И если вы прочитаете, что, решив пешком прогуляться в порт, «Алексей не спеша пошел вдоль линии «четверки», не удивляйтесь, что он идет от шумного базара к рыбачьей гавани, а потом сворачивает на Слободку по улице Котовского, мимо вокзала и т.д. Потому что «четверка» — это не сегодняшний троллейбус четвертого маршрута, спускающийся к морю по красивому, благоустроенному проспекту Металлургов, а трамвай «четверка». Эта линия уже давно снята, а тогда «трамвай, дребезжа и позванивая, бежал по бесконечной улице, подолгу ожидая на разъездах встречного вагона».

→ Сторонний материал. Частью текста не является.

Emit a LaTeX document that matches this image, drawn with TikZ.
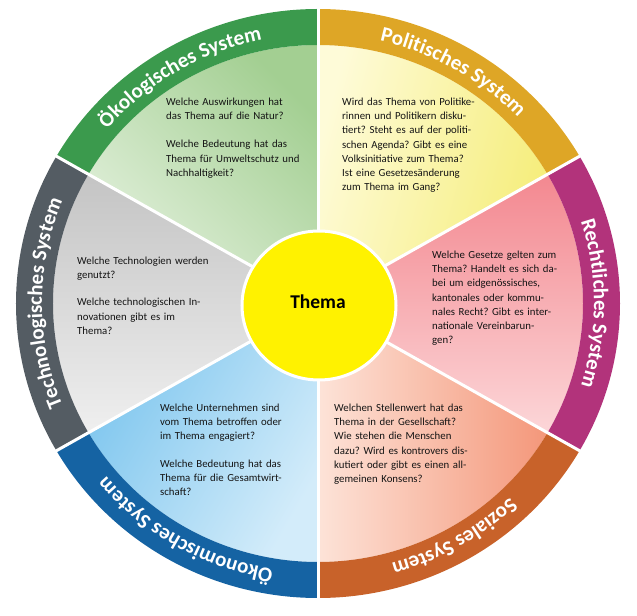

Николай Дубов свои повести «Сирота» и «Жесткая проба», связанные между собой одним героем и городом, где происходит действие, собрал под одной обложкой и назвал «Горе одному. Роман в двух книгах». В 1970 году роман удостоен Государственной премии СССР. Это было общественным признанием дилогии Николая Дубова, которую мы можем назвать и «мариупольской».
«Приазовский рабочий», 16 июня 1987 года.
* * *
Я перечитал «мариупольскую» дилогию Николая Дубова через 10 лет после публикации моей статьи о ней. Конечно, легко быть крепким задним умом и в условиях свободы печати отмечать в романе, написанном в тисках тоталитарного режима, недостатки: «того-то вы не отразили, того-то не дали опять». Да, критика формализма в социалистическом соревновании тех лет весьма умеренна, как и других порядков, вернее непорядков тогдашней действительности, а уродливые типы, порожденные уродливой системой, как Иванычев и Гаевский, в последующей литературе даны острей и беспощадней.

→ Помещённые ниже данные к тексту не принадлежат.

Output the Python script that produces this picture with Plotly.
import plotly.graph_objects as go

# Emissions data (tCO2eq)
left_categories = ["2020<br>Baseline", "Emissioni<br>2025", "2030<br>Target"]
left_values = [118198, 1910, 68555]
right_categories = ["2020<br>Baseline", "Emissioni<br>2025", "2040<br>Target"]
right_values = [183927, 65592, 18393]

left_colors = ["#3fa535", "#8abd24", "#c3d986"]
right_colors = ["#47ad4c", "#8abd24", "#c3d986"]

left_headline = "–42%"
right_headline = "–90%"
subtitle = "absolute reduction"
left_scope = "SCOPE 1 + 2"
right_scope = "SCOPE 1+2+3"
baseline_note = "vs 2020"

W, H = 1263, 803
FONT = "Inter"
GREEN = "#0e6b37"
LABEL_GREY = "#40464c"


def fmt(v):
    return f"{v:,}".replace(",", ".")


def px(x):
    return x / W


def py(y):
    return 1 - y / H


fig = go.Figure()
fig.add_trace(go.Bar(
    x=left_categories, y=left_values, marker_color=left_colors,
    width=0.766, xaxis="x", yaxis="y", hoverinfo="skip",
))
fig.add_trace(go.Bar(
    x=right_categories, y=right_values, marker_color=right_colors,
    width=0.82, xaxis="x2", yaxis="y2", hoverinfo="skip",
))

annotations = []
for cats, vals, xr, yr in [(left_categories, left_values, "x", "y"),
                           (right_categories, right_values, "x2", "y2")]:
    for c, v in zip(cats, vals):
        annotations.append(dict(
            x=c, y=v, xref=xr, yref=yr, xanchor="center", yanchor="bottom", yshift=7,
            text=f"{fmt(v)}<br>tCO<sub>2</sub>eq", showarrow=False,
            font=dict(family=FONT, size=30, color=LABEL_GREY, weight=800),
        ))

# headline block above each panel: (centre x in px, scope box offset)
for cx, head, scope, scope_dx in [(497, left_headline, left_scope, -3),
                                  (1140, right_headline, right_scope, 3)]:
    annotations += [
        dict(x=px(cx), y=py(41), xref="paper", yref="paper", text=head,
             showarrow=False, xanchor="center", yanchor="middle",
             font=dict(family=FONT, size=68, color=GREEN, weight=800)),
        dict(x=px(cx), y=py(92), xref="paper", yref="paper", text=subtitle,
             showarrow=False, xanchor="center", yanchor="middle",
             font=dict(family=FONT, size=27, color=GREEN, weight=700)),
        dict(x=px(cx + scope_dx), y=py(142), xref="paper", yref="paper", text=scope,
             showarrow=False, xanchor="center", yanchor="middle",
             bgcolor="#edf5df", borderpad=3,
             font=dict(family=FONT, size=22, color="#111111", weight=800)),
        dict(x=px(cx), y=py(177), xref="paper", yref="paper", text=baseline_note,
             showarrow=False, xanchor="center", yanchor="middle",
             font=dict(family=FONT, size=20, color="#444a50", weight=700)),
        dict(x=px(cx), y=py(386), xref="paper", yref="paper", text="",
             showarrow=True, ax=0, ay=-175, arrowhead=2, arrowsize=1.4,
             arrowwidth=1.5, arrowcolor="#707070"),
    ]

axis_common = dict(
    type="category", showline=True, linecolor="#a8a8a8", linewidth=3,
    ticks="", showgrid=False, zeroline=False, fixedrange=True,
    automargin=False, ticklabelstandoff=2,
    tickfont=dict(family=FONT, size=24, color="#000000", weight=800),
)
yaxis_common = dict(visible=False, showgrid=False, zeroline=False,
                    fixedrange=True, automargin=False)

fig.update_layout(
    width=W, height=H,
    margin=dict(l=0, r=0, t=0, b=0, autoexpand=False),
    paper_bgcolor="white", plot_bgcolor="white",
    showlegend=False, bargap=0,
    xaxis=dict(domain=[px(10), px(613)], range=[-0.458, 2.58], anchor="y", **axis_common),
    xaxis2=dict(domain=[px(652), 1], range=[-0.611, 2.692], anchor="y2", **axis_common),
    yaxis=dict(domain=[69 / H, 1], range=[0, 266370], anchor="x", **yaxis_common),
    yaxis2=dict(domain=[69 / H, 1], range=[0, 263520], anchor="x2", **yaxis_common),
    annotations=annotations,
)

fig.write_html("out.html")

У одного мемуариста встретил я мысль, что по масштабу личности Николай Иванович Дубов-человек превосходил Дубова-писателя. Надо ли объяснять, почему писатель Дубов, честный и порядочный, тонкий знаток детской психологии и владеющий талантливым пером, не раскрыл в полную меру отпущенного ему «от Бога»?
Деревня Дубник, 4 августа 1997 года.